# [Task description]
Identify the lines containing the word "this". Copy each one.

# [Rows]
□ □ □ □
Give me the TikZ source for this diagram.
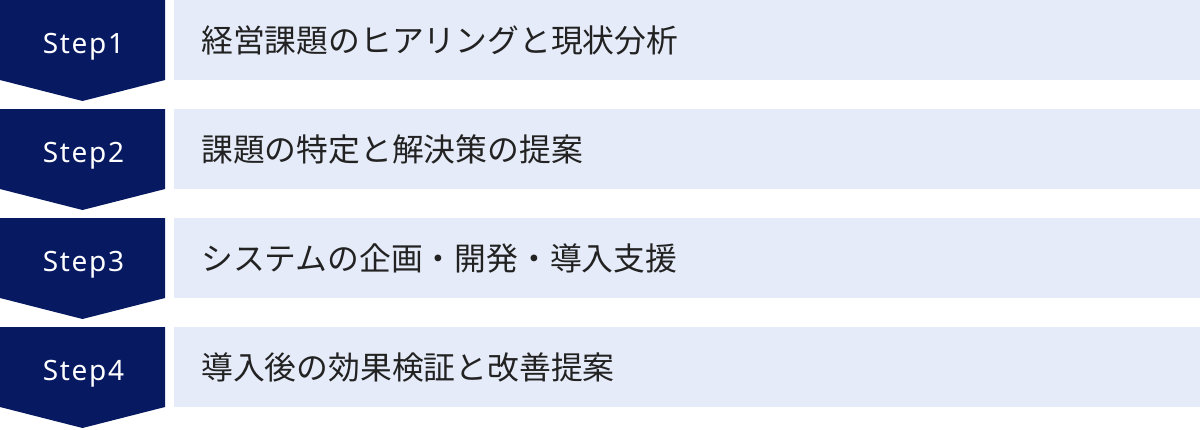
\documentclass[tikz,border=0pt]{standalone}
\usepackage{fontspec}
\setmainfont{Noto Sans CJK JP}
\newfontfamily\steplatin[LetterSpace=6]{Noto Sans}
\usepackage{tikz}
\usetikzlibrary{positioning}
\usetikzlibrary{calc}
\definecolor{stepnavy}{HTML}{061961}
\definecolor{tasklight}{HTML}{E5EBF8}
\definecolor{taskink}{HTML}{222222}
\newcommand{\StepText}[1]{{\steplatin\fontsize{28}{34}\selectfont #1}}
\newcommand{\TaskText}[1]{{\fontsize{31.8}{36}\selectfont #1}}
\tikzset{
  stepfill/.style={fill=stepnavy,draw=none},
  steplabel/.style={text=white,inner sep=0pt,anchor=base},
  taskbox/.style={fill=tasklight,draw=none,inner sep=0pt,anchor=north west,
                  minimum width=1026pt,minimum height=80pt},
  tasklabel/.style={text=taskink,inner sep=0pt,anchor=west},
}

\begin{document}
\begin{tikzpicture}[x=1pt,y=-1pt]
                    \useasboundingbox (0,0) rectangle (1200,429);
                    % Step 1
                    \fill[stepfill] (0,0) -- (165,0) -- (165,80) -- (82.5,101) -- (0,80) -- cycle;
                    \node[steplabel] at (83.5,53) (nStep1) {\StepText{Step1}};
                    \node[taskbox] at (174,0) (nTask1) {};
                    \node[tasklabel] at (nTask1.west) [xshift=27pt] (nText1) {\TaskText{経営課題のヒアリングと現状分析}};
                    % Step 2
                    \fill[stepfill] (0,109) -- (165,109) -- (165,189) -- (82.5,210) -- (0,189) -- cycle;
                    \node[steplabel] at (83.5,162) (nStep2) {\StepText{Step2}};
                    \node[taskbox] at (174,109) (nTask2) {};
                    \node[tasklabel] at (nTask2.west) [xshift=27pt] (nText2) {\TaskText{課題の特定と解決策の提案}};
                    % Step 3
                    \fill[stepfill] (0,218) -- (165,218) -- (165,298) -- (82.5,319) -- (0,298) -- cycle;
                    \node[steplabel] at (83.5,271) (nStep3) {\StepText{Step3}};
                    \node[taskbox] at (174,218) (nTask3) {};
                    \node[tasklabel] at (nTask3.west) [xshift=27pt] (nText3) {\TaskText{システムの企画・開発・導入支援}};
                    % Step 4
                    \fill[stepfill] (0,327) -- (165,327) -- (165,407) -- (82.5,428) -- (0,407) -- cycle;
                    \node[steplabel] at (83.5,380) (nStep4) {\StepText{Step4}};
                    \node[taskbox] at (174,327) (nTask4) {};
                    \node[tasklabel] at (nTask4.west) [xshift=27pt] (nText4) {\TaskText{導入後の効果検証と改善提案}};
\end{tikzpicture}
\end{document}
□ □ □ □
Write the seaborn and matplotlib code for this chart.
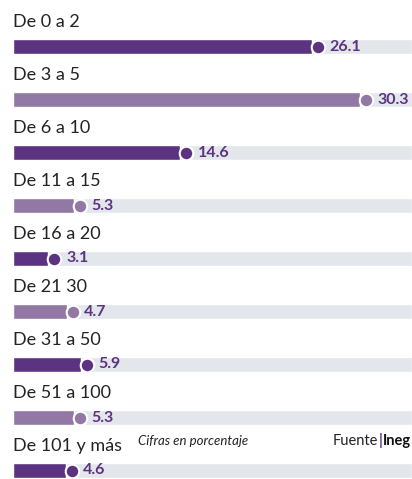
□ □ □ □
# [Final result]
Give me the TikZ source for this diagram.
Write the seaborn and matplotlib code for this chart.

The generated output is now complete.